Here is the new flow:
- The customer in Guangzhou calls the Local Manager in Guangzhou.
- The Local Manager immediately tells the Head Chef in Beijing: "Hey, we got a new order!"
- Crucially, the Local Manager doesn't wait for the Head Chef to finish talking to everyone else. As soon as the Head Chef says, "Okay, I've told the other cities and we are safe," the Local Manager in Guangzhou immediately tells the customer, "Order confirmed!"
The Analogy: Think of it like a local bank branch. You don't wait for the bank's headquarters in New York to approve your withdrawal before the teller gives you cash. The teller (Local Manager) checks with headquarters, gets a "green light," and hands you the money instantly. You don't wait for the round-trip signal to go all the way back to New York and return to you. This cuts the waiting time in half.
2. The "Optimal Leader" Strategy (The Smart Seat Selection)
In the old system, the Head Chef was often picked randomly or stuck in one place. But what if 80% of your customers are in Shanghai, but your Head Chef is in Beijing? Everyone has to make that long phone call to Beijing.
CD-Raft uses a smart algorithm to constantly ask: "Where is the busiest group of customers right now?" and moves the Global Head Chef to that city.
- If most orders come from Shanghai, the Head Chef moves to Shanghai.

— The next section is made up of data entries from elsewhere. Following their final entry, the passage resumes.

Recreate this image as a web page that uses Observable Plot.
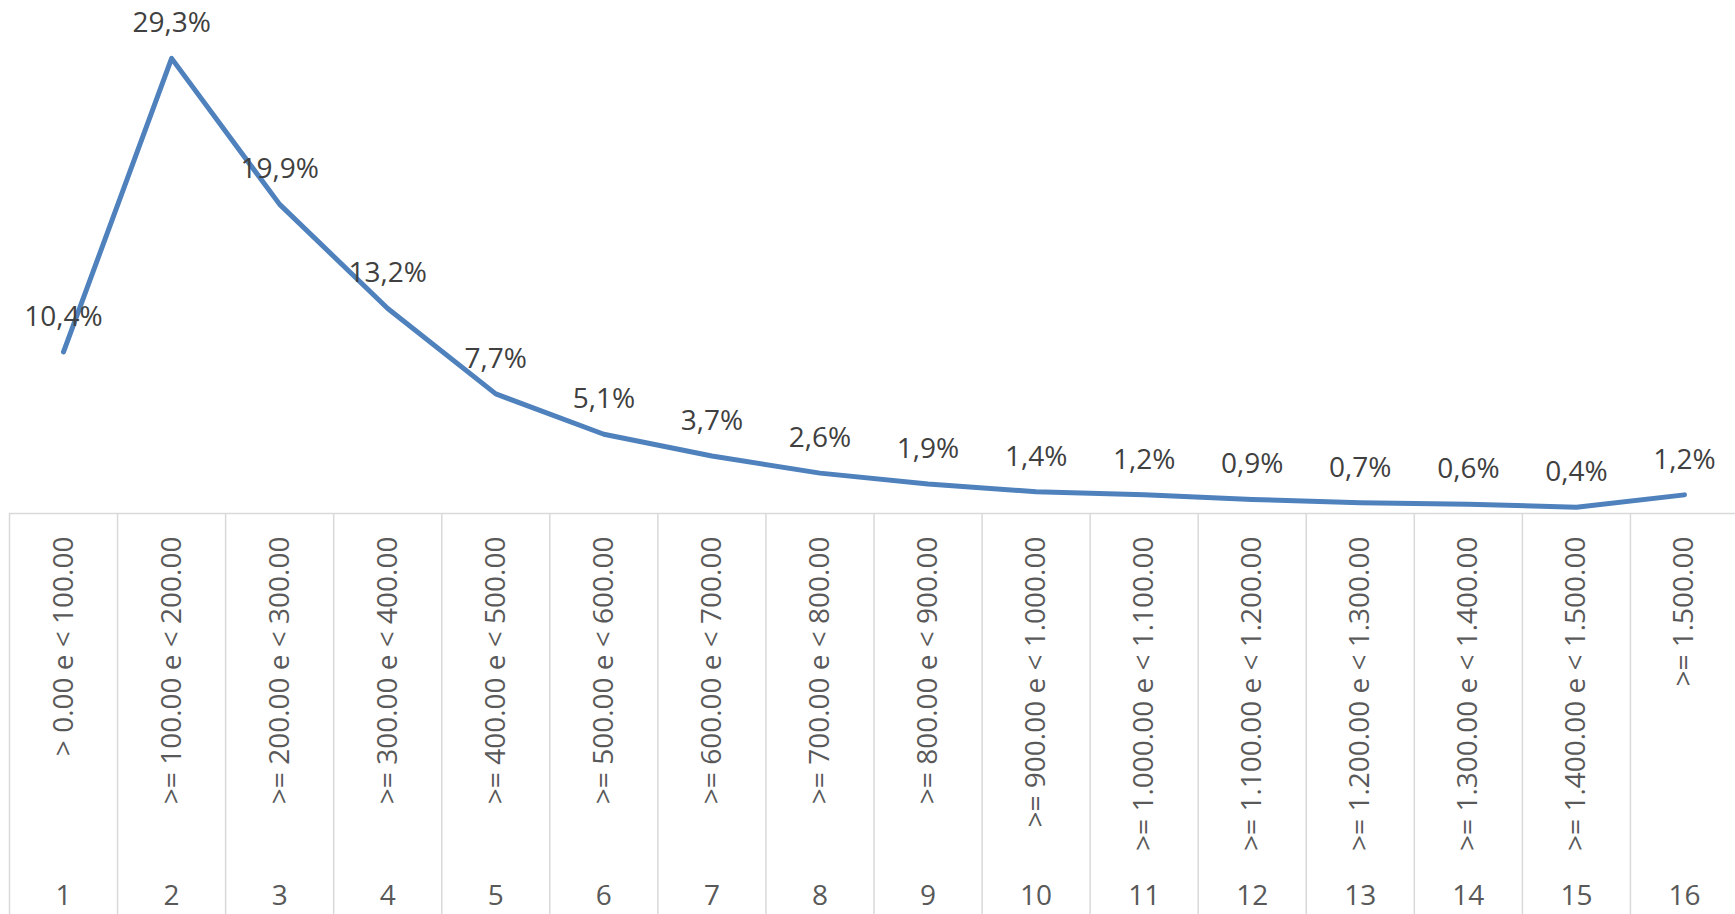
<!DOCTYPE html>
<html>
<head>
<meta charset="utf-8">
<script src="https://cdn.jsdelivr.net/npm/d3@7"></script>
<script src="https://cdn.jsdelivr.net/npm/@observablehq/plot@0.6"></script>
<style>
  html, body { margin: 0; padding: 0; background: #ffffff; }
  #chart svg { display: block; }
</style>
</head>
<body>
<div id="chart"></div>
<script>
// ---- Data ----
const categoryLabels = [
  "> 0.00 e < 100.00",
  ">= 100.00 e < 200.00",
  ">= 200.00 e < 300.00",
  ">= 300.00 e < 400.00",
  ">= 400.00 e < 500.00",
  ">= 500.00 e < 600.00",
  ">= 600.00 e < 700.00",
  ">= 700.00 e < 800.00",
  ">= 800.00 e < 900.00",
  ">= 900.00 e < 1.000.00",
  ">= 1.000.00 e < 1.100.00",
  ">= 1.100.00 e < 1.200.00",
  ">= 1.200.00 e < 1.300.00",
  ">= 1.300.00 e < 1.400.00",
  ">= 1.400.00 e < 1.500.00",
  ">= 1.500.00"
];
const categoryIndex = [1, 2, 3, 4, 5, 6, 7, 8, 9, 10, 11, 12, 13, 14, 15, 16];
const percentValues = [10.4, 29.3, 19.9, 13.2, 7.7, 5.1, 3.7, 2.6, 1.9, 1.4, 1.2, 0.9, 0.7, 0.6, 0.4, 1.2];

const rows = categoryIndex.map((idx, i) => ({idx, label: categoryLabels[i], value: percentValues[i]}));
const separators = categoryIndex.map(d => d - 0.5);
const fmtPct = v => v.toFixed(1).replace(".", ",") + "%";

const W = 1735, H = 914;
const lineColor = "#4F81BD";
const gridColor = "#D9D9D9";

const chart = Plot.plot({
  width: W,
  height: H,
  marginLeft: 9,
  marginRight: 0,
  marginTop: 47,
  marginBottom: 401,
  style: {fontFamily: "'Open Sans', 'Noto Sans', sans-serif", fontSize: "28px", background: "#ffffff"},
  x: {type: "linear", domain: [0.5, 16.5], range: [9, 1738], axis: null, label: null},
  y: {domain: [0, 30], axis: null, label: null},
  marks: [
    // category separators (multi-level axis grid)
    Plot.axisX({ticks: separators, tickSize: 401, tickFormat: () => "", label: null, stroke: gridColor, strokeWidth: 1.5, strokeOpacity: 1}),
    // horizontal axis line
    Plot.ruleY([0], {stroke: gridColor, strokeWidth: 1.5}),
    // rotated range labels
    Plot.axisX({
      ticks: categoryIndex,
      tickFormat: d => categoryLabels[d - 1],
      label: null,
      tickSize: 0,
      tickPadding: 23,
      tickRotate: -90,
      textAnchor: "end",
      lineAnchor: "middle",
      fill: "#595959",
      fontSize: 28
    }),
    // index numbers row
    Plot.axisX({
      ticks: categoryIndex,
      tickFormat: d => String(d),
      label: null,
      tickSize: 0,
      tickPadding: 383,
      lineAnchor: "middle",
      fill: "#595959",
      fontSize: 28
    }),
    // data line
    Plot.line(rows, {x: "idx", y: "value", stroke: lineColor, strokeWidth: 5, strokeLinecap: "round", strokeLinejoin: "round"}),
    // data labels
    Plot.text(rows, {x: "idx", y: "value", text: d => fmtPct(d.value), dy: -35, lineAnchor: "middle", fill: "#404040", fontSize: 28})
  ]
});
document.getElementById("chart").appendChild(chart);
</script>
</body>
</html>
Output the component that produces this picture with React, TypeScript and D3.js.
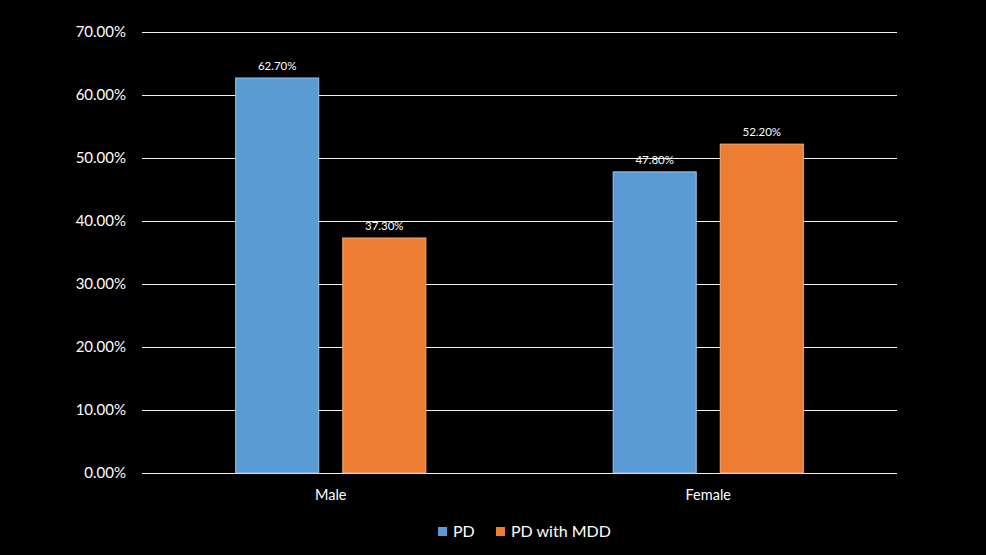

- Now, the local managers in Beijing and Guangzhou still talk to the Head Chef, but the Head Chef is closer to the majority of the action.
The Analogy: Imagine a teacher in a classroom. If the teacher stands at the back of the room, the students in the front have to shout to be heard. CD-Raft is like the teacher sensing that 80% of the class is sitting in the front row and moving their desk there. Now, communication is faster for everyone.
The Results
The researchers tested this new system against the old one using a famous benchmark (YCSB) that simulates real-world internet traffic.
- Speed: CD-Raft was 33% faster on average.
- The "Bad" Days: Sometimes, internet traffic gets clogged, and things get really slow (this is called "tail latency"). CD-Raft was 49% faster even during these worst-case scenarios.
- Safety: Even though it's faster, it's just as safe. If one city's internet goes down, the system still works because the "Head Chef" and the "Local Managers" ensure that at least two different cities have the correct logbook before confirming an order.
Summary
CD-Raft is like upgrading a slow, bureaucratic mail system to a high-speed courier service with local hubs.
- Old Way: You wait for the package to go to the central hub, get stamped, go to the local hub, and come back to you.
- CD-Raft Way: The local hub gets the stamp from the central hub and hands it to you immediately. Plus, the central hub moves to wherever the most people are, so the trip is shorter.
This makes massive AI systems and global databases much snappier, ensuring that when you click a button, the result happens almost instantly, no matter where you are in the world.